After the meeting, we went to the home of one of the members where we ate traditional Eritrean fare. The foundation of the food is pancake-like injera. These are laid on the plate and meats and vegetables laid on top. Food is eaten using torn pieces of a second piece of injera as a utensil. The food was actually quite good. We have eaten it before and approached it with relish again.

We found real kinship with these people. But it's no surprise: whatever their color or language or customs, we have found kinship with the followers of Jesus wherever we have met them on the earth.

Friday, August 11, 2006

Swimming in Scandinavia

Scandinavians love to be outdoors. This is expressed in outdoor cafes, eating in the backyard under the trees, hiking, camping, boating, swimming, and more.

Swimming opens up questions about how much of the body to expose. Different cultures have different mores, of course. In some cultures, very little of the woman's body is exposed outside her home. In others, near nudity is the norm. No one seems to care too much about men's bodies.

Scandinavians appear to be quite casual about this. When it came time to changing to swimming clothes, we observed people just simply wrapping a towel around themselves and making the change. The little people just peeled their clothes off and ran off to swim without the encumbrance of any kind of clothing. I have one memory of one little blond-haired four year old doll looking back at me as she walked along the dock wearing a happy smile, googles and nothing else.

I didn't have a big enough towel, so I just went a short ways into the bushes and affected the appropriate changes in attire. No one seems to pay any attention to these goings on, or what others are wearing or not wearing. Underwear in these settings seems to count almost as much as normal outer wear.

Scandinavia seems to have a reputation as a sex-crazed part of the world. While we have lived in the bubble of the church, for the most part, we have never really seen that. What we have seen is a society that is quite a bit more at ease about their bodies than we Americans. Of course, we Americans look like libertines to some cultures.
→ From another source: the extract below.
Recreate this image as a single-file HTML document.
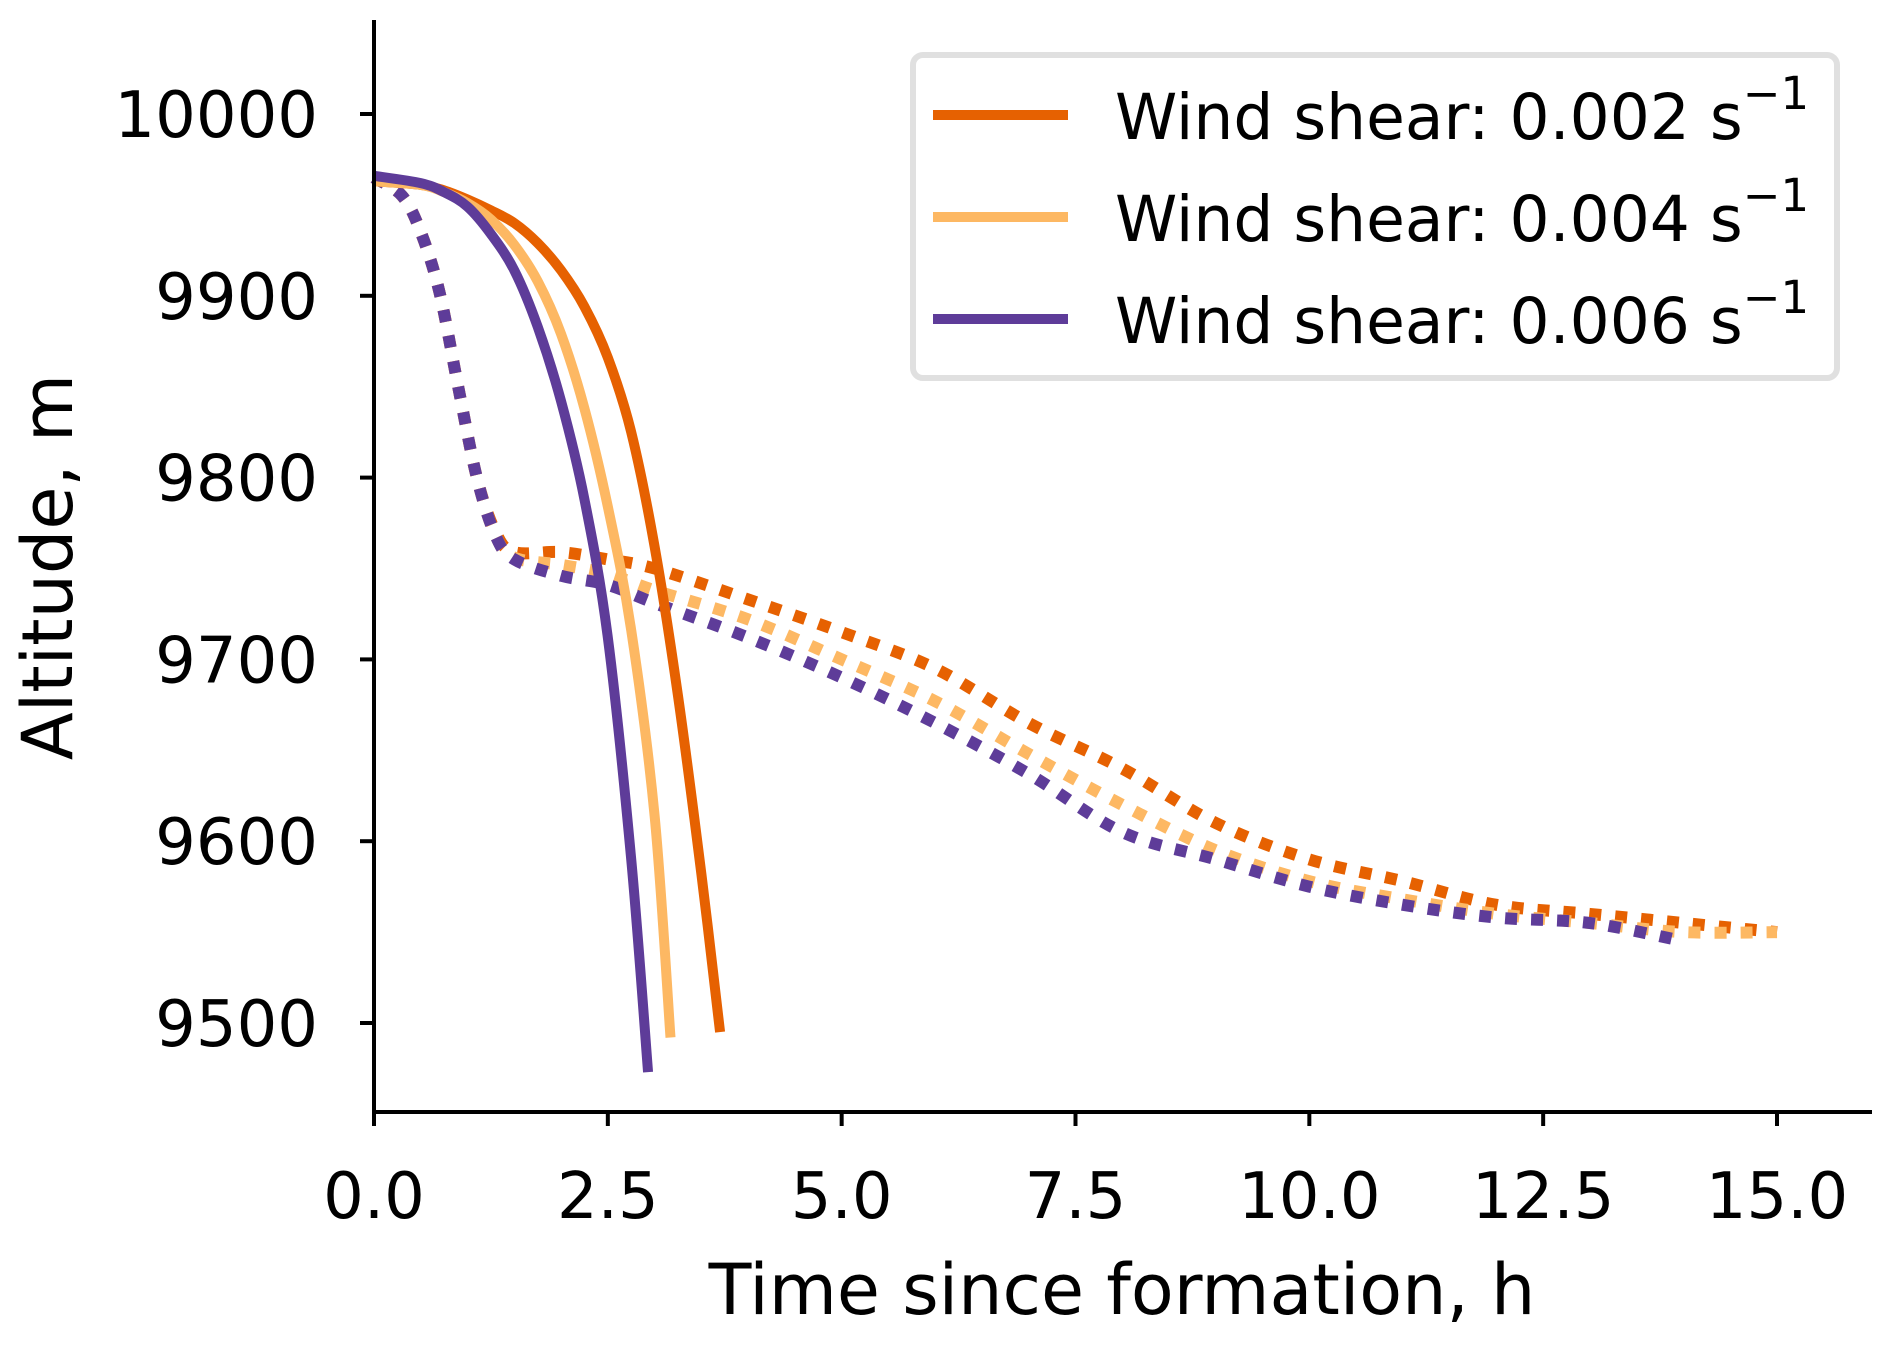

People often leave their shades open, even after dark, for example. No one seems to look. It just doesn't seem to be interesting, and it is probably considered rude to look. I think that's key to much of this: what we are doing or wearing is our business, and it is not polite to intrude into our personal space by staring.

Wednesday, August 09, 2006

Learning to speak a new language

Sometimes I marvel at the complexities of language. Until I began to learn Swedish, I didn't think about this. Most of us talk and listen without thinking about it. It's almost like breathing.

But consider this: to speak a language, one must master hundreds of thousands of actions. They include: vocabulary, word forms (e.g. sing, sang, sung), pronunciation, stress, sentence melody, word order in sentence, how to use prepositions, the way people talk, and more.

It's not enough to know vocabulary. One can't go far without a vocabulary of at least a few thousand words, but even a huge vocabulary doesn't help if the hearer doesn't understand the word because it is pronounced wrongly. Word order it is possible get by without usage perfect (you understood this?), and placing the wrong preposition under the sentence (and that?) is understandable, but marks one as a beginner.

Today, I understand much of what I read, and snippets of general conversation. When people speak directly to me, I can usually understand and respond effectively. But in the absence of regular training learning is a long process.

Talking is a somewhat separate process from listening. I have found it really helpful on this trip to talk a lot. I don't get any practice at this in Alaska. Listening is easier....I can use the Internet.

It was interesting when we were in Norway last week to be able to speak in Swedish to an older Norwegian who knows little or no English. The languages are similar enough to be able to pull this off. Our talk was mainly about the weather and family, but it worked.

More in this blog on this topic here and here.

Friday, August 04, 2006

Tunnel masters

Norwegians are real tunnel masters. In our travel from Oslo to Bømlo, we passed through a number of them, some short, others quite long. Some shorten travel through the mountains, others pass under fjords. On an earlier trip we went through a 25 km tunnel east of Bergen.

One of the most interesting was Bømlafjordtunnellen connecting the island municipality of Bømlo with the mainland. It is 7.5 km (4.7 mi) long and over 850 feet deep. There are three lanes allowing passing on the uphill climbs. It is well ventilated and well lit, with numerous safety areas.

The tunnels were paid by the nation's new oil money, and are now paid down by tolls our friends here report. We paid 85 NOK (about $14 USD) at a toll plaza.

Two large suspension bridges connect the rest of the major island groups. At the tops of the uprights are huge Viking helmets. The effectd is visually stunning.

We head south today, and I'm sure we'll pass through even more of these tunnels.